Broadcom’s IC for Stratus?

The Stratus architecture has yet to be detailed by Juniper. But the company has said that the design will be based on a 64x10Gbps ASIC building block dubbed a path-forwarding engine (PFE).

“The building block – the PFE – that can have that kind of density (64x10Gbps) gives us the ability to build out the network fabric in a very economical way,” says Andy Ingram, vice president of product marketing and business development of the fabric and switching technologies business group at Juniper Networks.

Stratus is being designed to provide any-to-any connectivity and operate at wire speed. “You have a very dense, very high-cross-sectional bandwidth fabric,” says Ingram. “The only way to make it economical is to use dense ASICs.”

Broadcom’s latest StrataXGS Ethernet switch family - the BCM56840 series - comprises three devices to date, the largest of which - the BCM56845 – also has 64x10Gbps ports.

Juniper will not disclose whether it is using its own ASIC or a third-party device for Stratus.

Broadcom, however, has said that its BCM56840 series is being used by vendors developing flat, single-layer switch architectures. “Anyone using merchant Ethernet switching silicon to build a single-stage environment is probably using our technology,” says Nick Ilyadis, chief technical officer for Broadcom’s infrastructure networking group.

Stratus will be in customer trials in early 2011. “In a lot less than 6 months”, says Ingram. “We have some customers that have some very difficult networking challenges that are signed up to be our early field trials and we will work with them extensively.”

The timeline aligns with Broadcom’s claim that samples of the BCM56840 ICs have been available for months and will be in production by year-end.

According to Broadcom, only a handful of switch vendors have the resources to design such a complex switch ASIC and also expect to recoup their investment. Moreover, a switch vendor using Broadcom's IC has plenty of scope to differentiate their design using software, and even FPGA hardware if needed. It is software that brings out the many features of the BCM56845, says Broadcom.

 

The BCM56845

Broadcom’s BCM56840 ICs share a common feature set but differ in their switching capacity. The largest, the BCM56845, has a switching capacity of 640Gbps. The device’s 64x10 Gigabit Ethernet (GbE) ports can also be configured as 16x40 GbE ports. 

The BCM56845 supports data center bridging (DCB), the Ethernet protocol enhancement that enables lossless transmission of storage and high-performance computing traffic. It also supports the Fibre Channel over Ethernet (FCoE) protocol that frames Fibre Channel storage traffic over DCB-enhanced Ethernet.

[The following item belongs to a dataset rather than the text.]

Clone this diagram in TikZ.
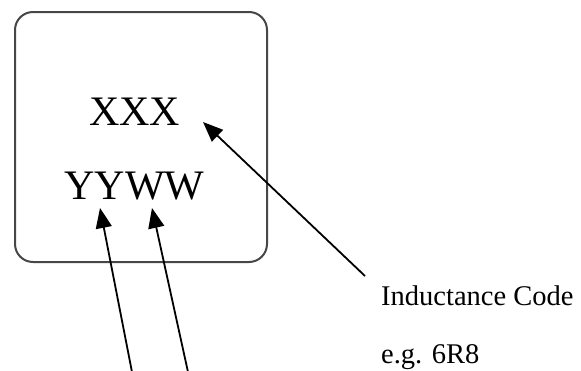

Besides DCB Ethernet, the series switch includes layer 3 packet processing and routeing.  There is also a multi-stage content-aware engine that allows higher layer, more complex packet inspection (layer 4 to 7 of the Open Systems Interconnection model) and policy management.

The content-aware functional block can also be used for packet cut-through; a technique to reduce switch latency by inspecting header information and forwarding all the while the packet’s payload is arriving. Broadcom says the switch’s latency is less than one microsecond.

Most importantly, the BCM56845 addresses the move to a flatter switching architecture in the data centre.

It supports the Transparent Interconnection of Lots of Links (TRILL) standard ratified by the Internet Engineering Task Force (IETF) in July. Ethernet uses a spanning tree technique to avoid the creation of loops within a network. However the spanning tree becomes unwieldy as the Ethernet network size grows and works only at the expense of halving the available networking bandwidth. TRILL is designed to allow much larger Ethernet networks while using all available bandwidth.

Broadcom has its own protocol know as HiGig that adds tags to packets. Using HiGig, a very large logical switch can be created and managed, made up of multiple interconnected switches. Any port of the IC can be configured as a HiGig port.

So has Broadcom’s BCM56845 been chosen by Juniper Networks for Stratus?  “I really can’t comment on which customers are using this,” says Ilyadis.